La espiritualidad está basada en una confianza creciente que nos permite encontrar lo sagrado en las partes más oscuras de nosotros mismos y de la vida. Esta confianza es el fundamento que catapulta las transformaciones de las que es capaz una persona con un verdadero camino espiritual, es su fortaleza. La espiritualidad rompe los ídolos, acaba con los ismos, renueva las cosas. No puede ser institucional, porque es íntima, no puede ser dogmática, porque está viva y la vida es cambiante e indómita en sus raíces. La espiritualidad, como el amor, es precisamente lo que no se vende ni se compra. La espiritualidad es más intima que cualquier forma, está aquí y ahora, es inmediata.

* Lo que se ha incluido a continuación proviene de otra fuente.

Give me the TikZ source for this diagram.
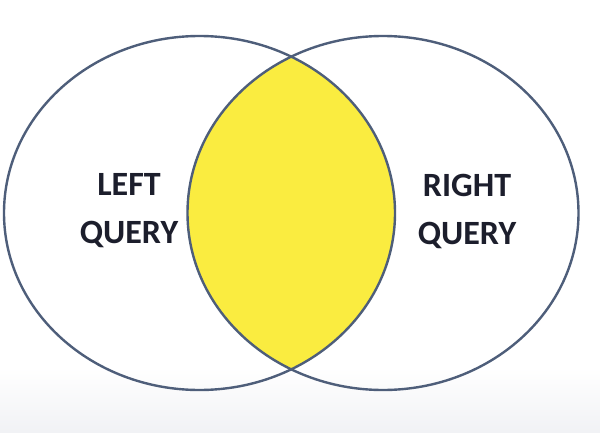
\documentclass[tikz,border=0pt]{standalone}
\usepackage{fontspec}
\setmainfont{Carlito}
\usepackage{tikz}
\usetikzlibrary{positioning}
\usepackage{xcolor}
\definecolor{ringcol}{RGB}{78,94,122}
\definecolor{overlapcol}{RGB}{250,236,64}
\definecolor{labelcol}{RGB}{28,30,44}
\definecolor{floorgrey}{RGB}{241,242,245}
\newcommand{\qlabelfont}{\fontsize{34}{48}\selectfont\bfseries}
\tikzset{
  setring/.style={draw=ringcol,line width=2.4pt},
  overlap/.style={fill=overlapcol},
  setlabel/.style={font=\qlabelfont,text=labelcol,align=center,inner sep=0pt},
}

\begin{document}
\begin{tikzpicture}[x=1pt,y=1pt]
  \useasboundingbox (0,0) rectangle (600,432);
  \fill[white] (0,0) rectangle (600,432);
  \shade[top color=white,bottom color=floorgrey] (0,0) rectangle (600,65);
  \coordinate (lc) at (199.5,219);
  \coordinate (rc) at (383,219);
  % shared part of the two queries
  \begin{scope}
    \clip (lc) ellipse [x radius=195.5,y radius=177];
    \fill[overlap] (rc) ellipse [x radius=195.5,y radius=177];
  \end{scope}
  \draw[setring] (lc) ellipse [x radius=195.5,y radius=177];
  \draw[setring] (rc) ellipse [x radius=195.5,y radius=177];
  \node[setlabel] (leftq) at (129,221) {LEFT\\QUERY};
  \node[setlabel] (rightq) at (467,221) {RIGHT\\QUERY};
\end{tikzpicture}
\end{document}
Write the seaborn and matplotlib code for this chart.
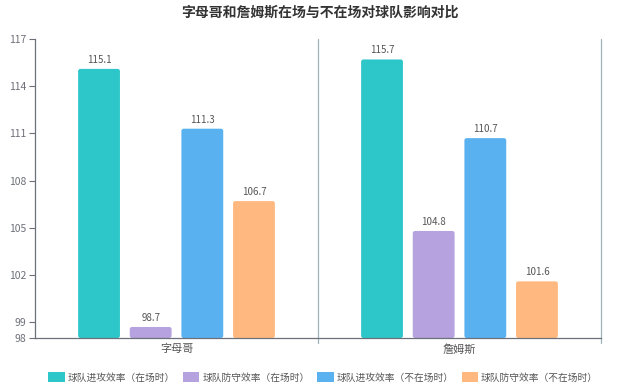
import pandas as pd
import matplotlib.pyplot as plt
from matplotlib.patches import FancyBboxPatch, Patch
import seaborn as sns

# data
players = ['字母哥', '詹姆斯']
series_names = ['球队进攻效率（在场时）', '球队防守效率（在场时）',
                '球队进攻效率（不在场时）', '球队防守效率（不在场时）']
off_on = [115.1, 115.7]
def_on = [98.7, 104.8]
off_off = [111.3, 110.7]
def_off = [106.7, 101.6]
yticks = [98, 99, 102, 105, 108, 111, 114, 117]

colors = ['#2ec7c9', '#b6a2de', '#5ab1ef', '#ffb980']

rows = []
for name, vals in zip(series_names, [off_on, def_on, off_off, def_off]):
    for p, v in zip(players, vals):
        rows.append({'player': p, 'series': name, 'value': v})
df = pd.DataFrame(rows)

sns.set_style('white')
plt.rcParams['font.family'] = ['Noto Sans CJK SC', 'DejaVu Sans']

fig = plt.figure(figsize=(6.4, 3.91), dpi=100)
ax = fig.add_axes([35/640, 1 - 338/391, 566/640, 299/391])

sns.barplot(data=df, x='player', y='value', hue='series', palette=colors,
            saturation=1, width=0.73, gap=0.19, ax=ax, legend=False)

# value labels
for cont in ax.containers:
    ax.bar_label(cont, fmt='%.1f', padding=3, fontsize=7, color='#555555')

# swap plain bars for bars with rounded corners
ymin = 98
aspect = (283 / 15.74)
old = list(ax.patches)
for p in old:
    x, w, h = p.get_x(), p.get_width(), p.get_height()
    rb = FancyBboxPatch((x, ymin), w, h - ymin,
                        boxstyle='round,pad=0,rounding_size=0.008',
                        mutation_aspect=aspect,
                        facecolor=p.get_facecolor(), edgecolor='none')
    p.remove()
    ax.add_patch(rb)

ax.set_xlim(-0.5, 1.5)
ax.set_ylim(98, 117)
ax.set_yticks(yticks)
ax.set_xlabel('')
ax.set_ylabel('')

# category separators (echarts style)
for xb in [0.5, 1.5]:
    ax.plot([xb, xb], [97.7, 117], color='#9fb3bd', lw=0.9, clip_on=False, zorder=0)

for s in ['top', 'right']:
    ax.spines[s].set_visible(False)
ax.spines['left'].set_color('#6e7079')
ax.spines['bottom'].set_color('#6e7079')
ax.spines['left'].set_linewidth(0.9)
ax.spines['bottom'].set_linewidth(0.9)
ax.tick_params(axis='y', length=4, width=0.8, color='#6e7079', labelsize=7.5,
               labelcolor='#6e7079', pad=2, left=True)
ax.tick_params(axis='x', length=0, labelsize=8, labelcolor='#555555', pad=4)

fig.suptitle('字母哥和詹姆斯在场与不在场对球队影响对比', y=0.985,
             fontsize=10, fontweight='bold', color='#333333')

handles = [Patch(facecolor=c, edgecolor='none') for c in colors]
fig.legend(handles, series_names, loc='center', bbox_to_anchor=(0.505, 0.035),
           ncol=4, frameon=False, fontsize=7, handlelength=1.7, handleheight=1.2,
           columnspacing=0.8, handletextpad=0.3, labelcolor='#555555')

fig.savefig('out.png', dpi=100)
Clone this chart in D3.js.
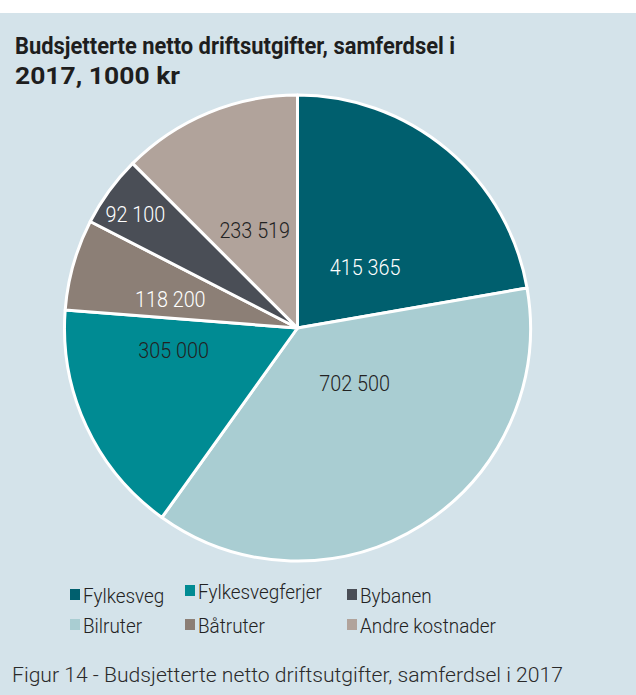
<!DOCTYPE html>
<html>
<head>
<meta charset="utf-8">
<script src="https://cdn.jsdelivr.net/npm/d3@7"></script>
<style>
  body { margin: 0; background: #fff; }
  svg { display: block; }
  text { font-family: Roboto, "Noto Sans", sans-serif; }
</style>
</head>
<body>
<div id="chart"></div>
<script>
'use strict';

// data
const categories = ['Fylkesveg', 'Bilruter', 'Fylkesvegferjer', 'Båtruter', 'Bybanen', 'Andre kostnader'];
const values = [415365, 702500, 305000, 118200, 92100, 233519];
const valueLabels = ['415 365', '702 500', '305 000', '118 200', '92 100', '233 519'];
const colors = ['#005f6e', '#a9cdd2', '#008b93', '#8c7f76', '#4a4e56', '#b1a39b'];
const labelColors = ['#fff', '#222', '#222', '#fff', '#fff', '#222'];

// legend order as in the reference (two rows of three)
const legendOrder = ['Fylkesveg', 'Fylkesvegferjer', 'Bybanen', 'Bilruter', 'Båtruter', 'Andre kostnader'];

const titleLines = ['Budsjetterte netto driftsutgifter, samferdsel i', '2017, 1000 kr'];
const footer = 'Figur 14 - Budsjetterte netto driftsutgifter, samferdsel i 2017';

// label placement: [radius fraction, angle nudge in degrees]
const labelPlace = [[0.39, 8], [0.34, -14], [0.54, 15], [0.56, -3], [0.85, -1], [0.46, -1]];

const width = 636;
const height = 695;
const cx = 297.5;
const cy = 328;
const radius = 233;

const svg = d3.select('#chart').append('svg')
    .attr('width', width)
    .attr('height', height);

svg.append('rect')
    .attr('x', 0).attr('y', 13)
    .attr('width', width).attr('height', height - 13)
    .attr('fill', '#d4e3ea');

// title
svg.append('g')
    .selectAll('text')
    .data(titleLines)
    .enter()
    .append('text')
    .attr('x', 15)
    .attr('y', function(d, i) { return 54 + i * 30; })
    .attr('font-size', 23)
    .attr('font-weight', 700)
    .attr('fill', '#1e1e1e')
    .attr('textLength', function(d, i) { return i === 0 ? 440 : 165; })
    .attr('lengthAdjust', 'spacingAndGlyphs')
    .text(function(d) { return d; });

// pie
const pie = d3.pie().sort(null).value(function(d) { return d; });
const arcs = pie(values);
const arc = d3.arc().innerRadius(0).outerRadius(radius);

const g = svg.append('g').attr('transform', 'translate(' + cx + ',' + cy + ')');

g.selectAll('.slice')
    .data(arcs)
    .enter()
    .append('path')
    .attr('class', 'slice')
    .attr('d', arc)
    .attr('fill', function(d, i) { return colors[i]; })
    .attr('stroke', '#fff')
    .attr('stroke-width', 3)
    .attr('stroke-linejoin', 'round');

g.selectAll('.value-label')
    .data(arcs)
    .enter()
    .append('text')
    .attr('class', 'value-label')
    .attr('transform', function(d, i) {
        const a = (d.startAngle + d.endAngle) / 2 + labelPlace[i][1] * Math.PI / 180;
        const r = radius * labelPlace[i][0];
        return 'translate(' + (Math.sin(a) * r) + ',' + (-Math.cos(a) * r) + ') scale(0.9,1)';
    })
    .attr('text-anchor', 'middle')
    .attr('dy', '0.36em')
    .attr('font-size', 22)
    .attr('font-weight', 300)
    .attr('fill', function(d, i) { return labelColors[i]; })
    .text(function(d, i) { return valueLabels[i]; });

// legend
const colX = [70, 185, 347];
const rowY = [603, 633];
const legend = svg.append('g').attr('class', 'legend');

const items = legend.selectAll('.item')
    .data(legendOrder)
    .enter()
    .append('g')
    .attr('class', 'item')
    .attr('transform', function(d, i) {
        const lift = d === 'Fylkesvegferjer' ? -4 : 0;
        return 'translate(' + colX[i % 3] + ',' + (rowY[Math.floor(i / 3)] + lift) + ')';
    });

items.append('rect')
    .attr('x', 0).attr('y', -14)
    .attr('width', 10).attr('height', 11)
    .attr('fill', function(d) { return colors[categories.indexOf(d)]; });

items.append('text')
    .attr('transform', 'translate(13,0) scale(0.9,1)')
    .attr('font-size', 21)
    .attr('font-weight', 300)
    .attr('fill', '#222')
    .text(function(d) { return d; });

// footer
svg.append('text')
    .attr('x', 12)
    .attr('y', 682)
    .attr('font-size', 21)
    .attr('font-weight', 300)
    .attr('fill', '#2a2a2a')
    .attr('textLength', 551)
    .attr('lengthAdjust', 'spacingAndGlyphs')
    .text(footer);
</script>
</body>
</html>
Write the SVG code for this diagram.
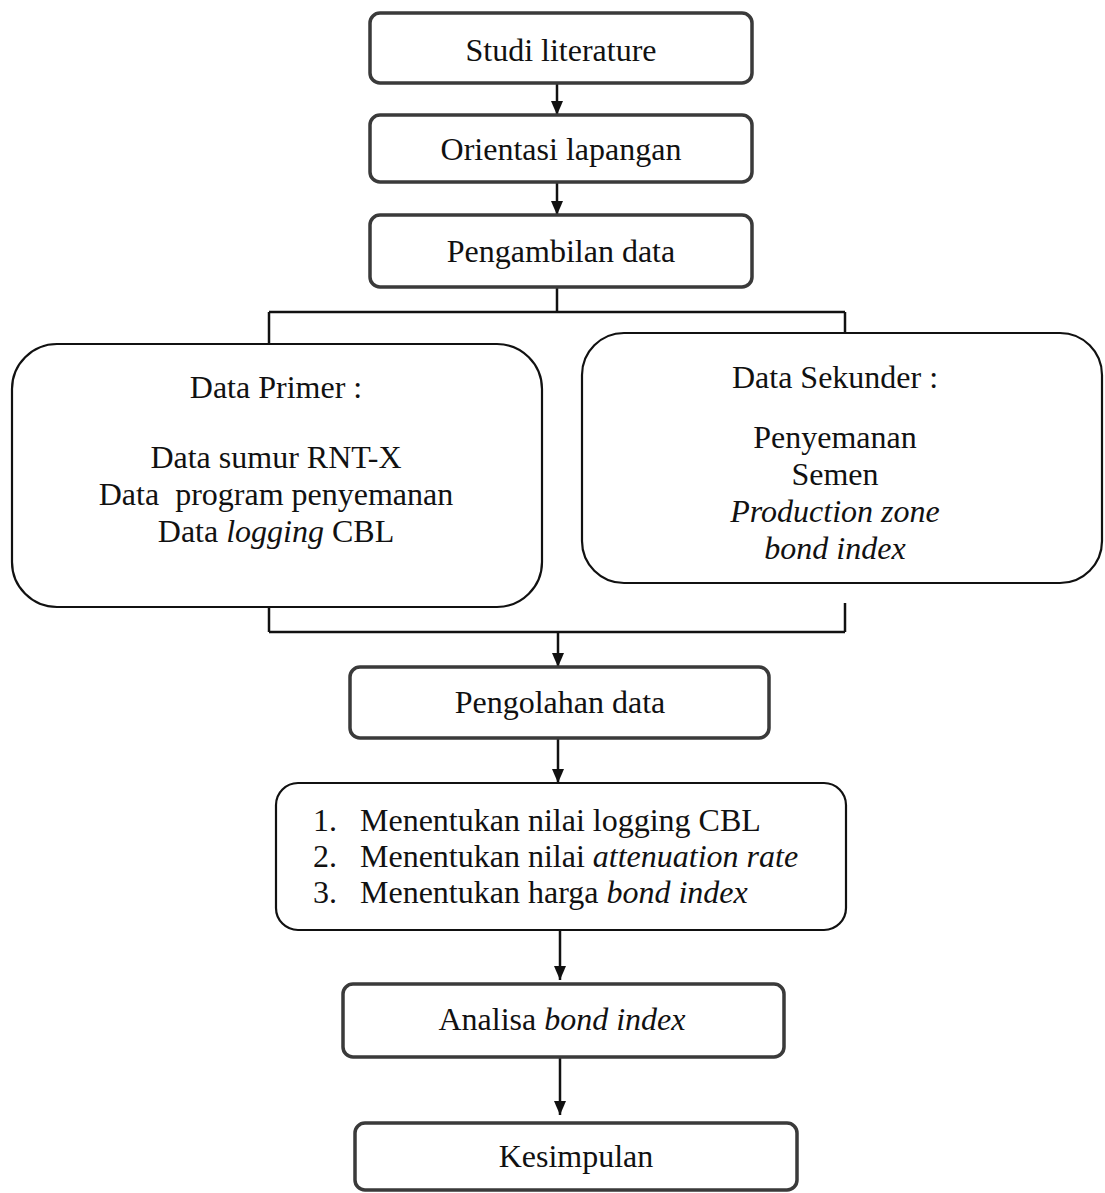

No es cuestión de indumentarias ni de collares, ni de túnicas, ni de barbas, ni de plumas. Es fiel a la tierra, al cuerpo y a la vida. Y si su máxima meta no es la realización del amor aquí y ahora, entonces no es espiritual.
La espiritualidad nos hace más conscientes, amorosos, presentes, despiertos, humanos, realistas, libres de miedo y más gozosos. Si no lo hace, entonces no es una verdadera espiritualidad; algo anda mal en la forma en que la estamos.